== Dataset content ==

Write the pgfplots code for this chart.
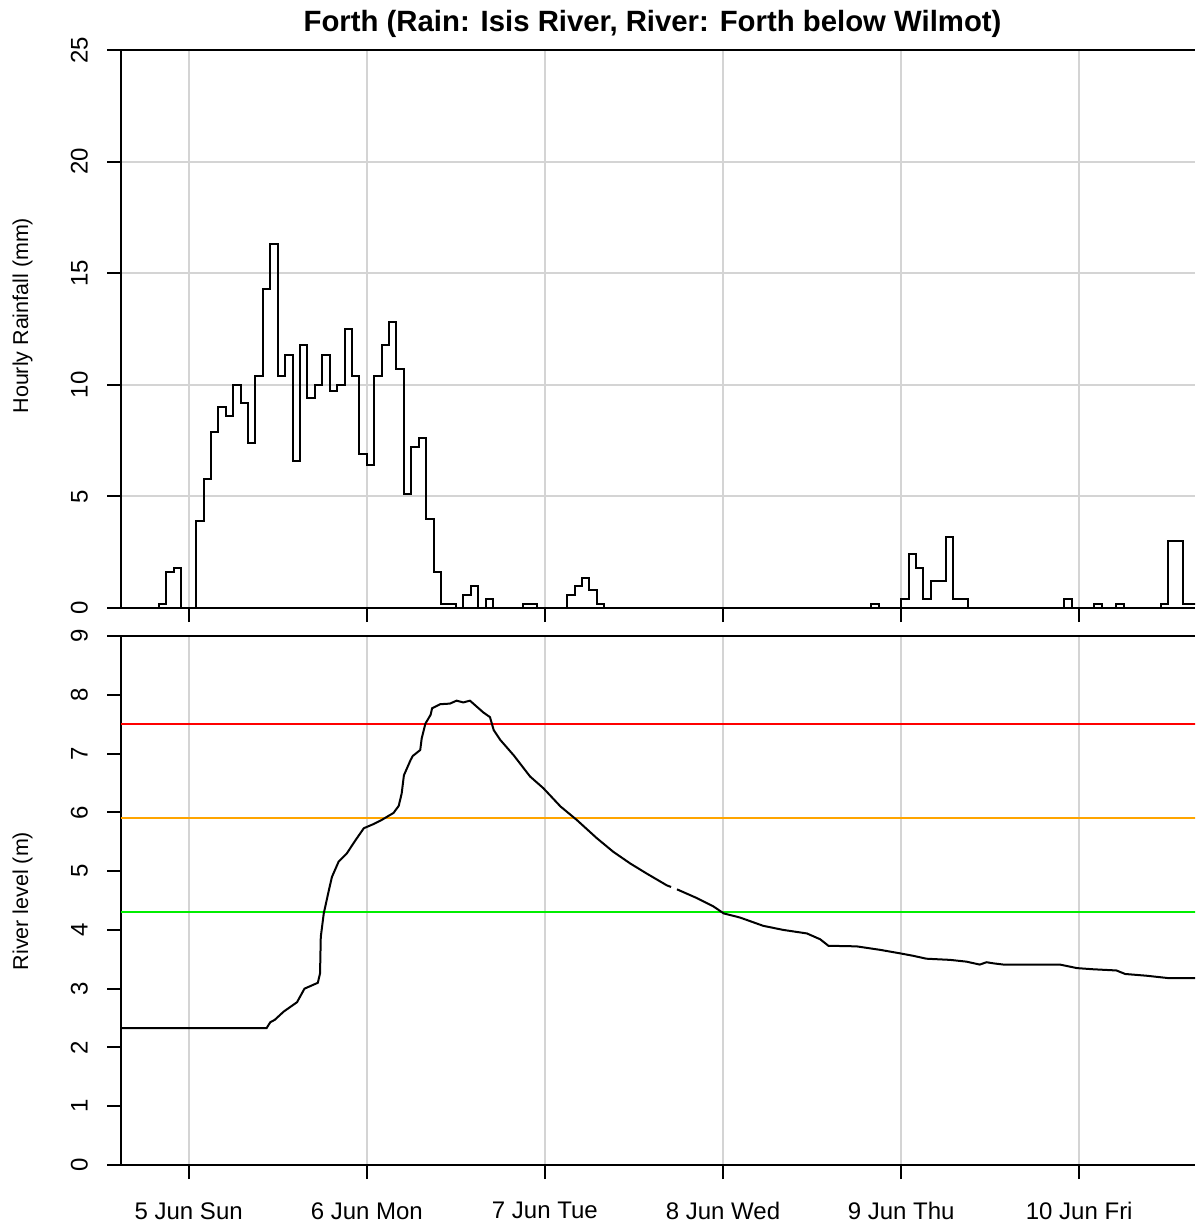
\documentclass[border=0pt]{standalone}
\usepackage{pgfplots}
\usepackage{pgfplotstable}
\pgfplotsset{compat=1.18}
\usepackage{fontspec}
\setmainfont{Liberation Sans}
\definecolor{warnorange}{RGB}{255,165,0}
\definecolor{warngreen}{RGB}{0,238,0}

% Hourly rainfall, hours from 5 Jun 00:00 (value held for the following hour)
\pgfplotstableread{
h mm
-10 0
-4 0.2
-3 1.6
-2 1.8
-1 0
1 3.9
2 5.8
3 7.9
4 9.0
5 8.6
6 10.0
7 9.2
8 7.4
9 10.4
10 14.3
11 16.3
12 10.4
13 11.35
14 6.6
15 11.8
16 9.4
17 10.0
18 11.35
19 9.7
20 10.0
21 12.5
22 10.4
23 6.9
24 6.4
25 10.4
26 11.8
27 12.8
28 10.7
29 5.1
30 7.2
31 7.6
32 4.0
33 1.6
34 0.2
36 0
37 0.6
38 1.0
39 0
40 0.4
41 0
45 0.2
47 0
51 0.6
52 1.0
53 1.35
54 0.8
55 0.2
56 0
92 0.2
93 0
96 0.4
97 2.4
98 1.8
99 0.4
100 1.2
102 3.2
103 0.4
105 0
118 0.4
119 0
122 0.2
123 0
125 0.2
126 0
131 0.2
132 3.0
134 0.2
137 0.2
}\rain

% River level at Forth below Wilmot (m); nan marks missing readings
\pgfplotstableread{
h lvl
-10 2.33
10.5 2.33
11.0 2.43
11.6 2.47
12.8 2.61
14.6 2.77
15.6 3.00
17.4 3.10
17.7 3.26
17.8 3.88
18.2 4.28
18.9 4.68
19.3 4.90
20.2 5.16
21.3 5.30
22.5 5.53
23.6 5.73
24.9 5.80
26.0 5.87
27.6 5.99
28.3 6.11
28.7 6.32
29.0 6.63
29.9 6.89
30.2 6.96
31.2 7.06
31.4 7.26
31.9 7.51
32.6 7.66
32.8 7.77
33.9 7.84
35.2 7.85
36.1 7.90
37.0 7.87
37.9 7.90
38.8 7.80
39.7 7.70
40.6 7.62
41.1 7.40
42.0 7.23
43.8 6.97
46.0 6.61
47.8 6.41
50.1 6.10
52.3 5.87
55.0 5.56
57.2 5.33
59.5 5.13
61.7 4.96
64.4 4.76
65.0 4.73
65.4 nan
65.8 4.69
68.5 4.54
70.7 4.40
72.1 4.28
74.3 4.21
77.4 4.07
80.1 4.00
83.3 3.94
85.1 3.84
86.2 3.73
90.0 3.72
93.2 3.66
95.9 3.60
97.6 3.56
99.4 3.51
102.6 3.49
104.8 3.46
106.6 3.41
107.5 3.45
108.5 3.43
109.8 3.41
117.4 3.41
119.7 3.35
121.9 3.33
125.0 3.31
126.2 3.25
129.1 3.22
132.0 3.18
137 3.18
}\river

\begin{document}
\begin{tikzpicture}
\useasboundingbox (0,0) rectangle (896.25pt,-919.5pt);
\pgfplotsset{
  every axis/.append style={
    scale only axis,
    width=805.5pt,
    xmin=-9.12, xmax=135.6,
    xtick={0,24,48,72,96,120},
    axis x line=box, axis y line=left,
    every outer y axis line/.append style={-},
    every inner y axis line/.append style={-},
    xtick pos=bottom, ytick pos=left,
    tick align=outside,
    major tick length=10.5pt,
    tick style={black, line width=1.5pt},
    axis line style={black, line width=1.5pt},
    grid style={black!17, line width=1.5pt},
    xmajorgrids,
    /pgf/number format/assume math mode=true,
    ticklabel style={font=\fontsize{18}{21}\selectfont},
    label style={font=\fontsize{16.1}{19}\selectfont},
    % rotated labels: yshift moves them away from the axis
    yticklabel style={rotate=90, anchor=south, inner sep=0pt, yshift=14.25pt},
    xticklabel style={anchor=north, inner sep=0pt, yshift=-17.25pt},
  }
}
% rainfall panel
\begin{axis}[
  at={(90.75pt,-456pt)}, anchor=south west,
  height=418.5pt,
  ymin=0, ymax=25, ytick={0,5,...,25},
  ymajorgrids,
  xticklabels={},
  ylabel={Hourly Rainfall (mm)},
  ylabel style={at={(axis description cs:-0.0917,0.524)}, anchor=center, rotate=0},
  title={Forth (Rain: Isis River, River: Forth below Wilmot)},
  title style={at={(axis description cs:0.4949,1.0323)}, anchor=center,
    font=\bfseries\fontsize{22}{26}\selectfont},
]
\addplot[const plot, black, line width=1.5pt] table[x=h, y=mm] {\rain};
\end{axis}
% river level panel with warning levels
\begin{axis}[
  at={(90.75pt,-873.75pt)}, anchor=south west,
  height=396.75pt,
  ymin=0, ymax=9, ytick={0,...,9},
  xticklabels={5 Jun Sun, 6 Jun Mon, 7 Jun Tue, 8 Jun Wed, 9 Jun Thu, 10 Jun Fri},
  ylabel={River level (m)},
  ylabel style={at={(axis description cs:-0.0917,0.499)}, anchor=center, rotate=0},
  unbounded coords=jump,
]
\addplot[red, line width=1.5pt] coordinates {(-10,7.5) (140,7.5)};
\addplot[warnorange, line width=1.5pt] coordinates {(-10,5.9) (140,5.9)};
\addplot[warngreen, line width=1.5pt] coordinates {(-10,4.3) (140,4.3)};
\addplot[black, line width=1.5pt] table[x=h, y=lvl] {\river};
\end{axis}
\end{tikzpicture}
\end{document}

== Problem description ==
Repeat the listing in full and exactly. Do not include any images.

== Reply ==
Write the pgfplots code for this chart.
\documentclass[border=0pt]{standalone}
\usepackage{pgfplots}
\usepackage{pgfplotstable}
\pgfplotsset{compat=1.18}
\usepackage{fontspec}
\setmainfont{Liberation Sans}
\definecolor{warnorange}{RGB}{255,165,0}
\definecolor{warngreen}{RGB}{0,238,0}

% Hourly rainfall, hours from 5 Jun 00:00 (value held for the following hour)
\pgfplotstableread{
h mm
-10 0
-4 0.2
-3 1.6
-2 1.8
-1 0
1 3.9
2 5.8
3 7.9
4 9.0
5 8.6
6 10.0
7 9.2
8 7.4
9 10.4
10 14.3
11 16.3
12 10.4
13 11.35
14 6.6
15 11.8
16 9.4
17 10.0
18 11.35
19 9.7
20 10.0
21 12.5
22 10.4
23 6.9
24 6.4
25 10.4
26 11.8
27 12.8
28 10.7
29 5.1
30 7.2
31 7.6
32 4.0
33 1.6
34 0.2
36 0
37 0.6
38 1.0
39 0
40 0.4
41 0
45 0.2
47 0
51 0.6
52 1.0
53 1.35
54 0.8
55 0.2
56 0
92 0.2
93 0
96 0.4
97 2.4
98 1.8
99 0.4
100 1.2
102 3.2
103 0.4
105 0
118 0.4
119 0
122 0.2
123 0
125 0.2
126 0
131 0.2
132 3.0
134 0.2
137 0.2
}\rain

% River level at Forth below Wilmot (m); nan marks missing readings
\pgfplotstableread{
h lvl
-10 2.33
10.5 2.33
11.0 2.43
11.6 2.47
12.8 2.61
14.6 2.77
15.6 3.00
17.4 3.10
17.7 3.26
17.8 3.88
18.2 4.28
18.9 4.68
19.3 4.90
20.2 5.16
21.3 5.30
22.5 5.53
23.6 5.73
24.9 5.80
26.0 5.87
27.6 5.99
28.3 6.11
28.7 6.32
29.0 6.63
29.9 6.89
30.2 6.96
31.2 7.06
31.4 7.26
31.9 7.51
32.6 7.66
32.8 7.77
33.9 7.84
35.2 7.85
36.1 7.90
37.0 7.87
37.9 7.90
38.8 7.80
39.7 7.70
40.6 7.62
41.1 7.40
42.0 7.23
43.8 6.97
46.0 6.61
47.8 6.41
50.1 6.10
52.3 5.87
55.0 5.56
57.2 5.33
59.5 5.13
61.7 4.96
64.4 4.76
65.0 4.73
65.4 nan
65.8 4.69
68.5 4.54
70.7 4.40
72.1 4.28
74.3 4.21
77.4 4.07
80.1 4.00
83.3 3.94
85.1 3.84
86.2 3.73
90.0 3.72
93.2 3.66
95.9 3.60
97.6 3.56
99.4 3.51
102.6 3.49
104.8 3.46
106.6 3.41
107.5 3.45
108.5 3.43
109.8 3.41
117.4 3.41
119.7 3.35
121.9 3.33
125.0 3.31
126.2 3.25
129.1 3.22
132.0 3.18
137 3.18
}\river

\begin{document}
\begin{tikzpicture}
\useasboundingbox (0,0) rectangle (896.25pt,-919.5pt);
\pgfplotsset{
  every axis/.append style={
    scale only axis,
    width=805.5pt,
    xmin=-9.12, xmax=135.6,
    xtick={0,24,48,72,96,120},
    axis x line=box, axis y line=left,
    every outer y axis line/.append style={-},
    every inner y axis line/.append style={-},
    xtick pos=bottom, ytick pos=left,
    tick align=outside,
    major tick length=10.5pt,
    tick style={black, line width=1.5pt},
    axis line style={black, line width=1.5pt},
    grid style={black!17, line width=1.5pt},
    xmajorgrids,
    /pgf/number format/assume math mode=true,
    ticklabel style={font=\fontsize{18}{21}\selectfont},
    label style={font=\fontsize{16.1}{19}\selectfont},
    % rotated labels: yshift moves them away from the axis
    yticklabel style={rotate=90, anchor=south, inner sep=0pt, yshift=14.25pt},
    xticklabel style={anchor=north, inner sep=0pt, yshift=-17.25pt},
  }
}
% rainfall panel
\begin{axis}[
  at={(90.75pt,-456pt)}, anchor=south west,
  height=418.5pt,
  ymin=0, ymax=25, ytick={0,5,...,25},
  ymajorgrids,
  xticklabels={},
  ylabel={Hourly Rainfall (mm)},
  ylabel style={at={(axis description cs:-0.0917,0.524)}, anchor=center, rotate=0},
  title={Forth (Rain: Isis River, River: Forth below Wilmot)},
  title style={at={(axis description cs:0.4949,1.0323)}, anchor=center,
    font=\bfseries\fontsize{22}{26}\selectfont},
]
\addplot[const plot, black, line width=1.5pt] table[x=h, y=mm] {\rain};
\end{axis}
% river level panel with warning levels
\begin{axis}[
  at={(90.75pt,-873.75pt)}, anchor=south west,
  height=396.75pt,
  ymin=0, ymax=9, ytick={0,...,9},
  xticklabels={5 Jun Sun, 6 Jun Mon, 7 Jun Tue, 8 Jun Wed, 9 Jun Thu, 10 Jun Fri},
  ylabel={River level (m)},
  ylabel style={at={(axis description cs:-0.0917,0.499)}, anchor=center, rotate=0},
  unbounded coords=jump,
]
\addplot[red, line width=1.5pt] coordinates {(-10,7.5) (140,7.5)};
\addplot[warnorange, line width=1.5pt] coordinates {(-10,5.9) (140,5.9)};
\addplot[warngreen, line width=1.5pt] coordinates {(-10,4.3) (140,4.3)};
\addplot[black, line width=1.5pt] table[x=h, y=lvl] {\river};
\end{axis}
\end{tikzpicture}
\end{document}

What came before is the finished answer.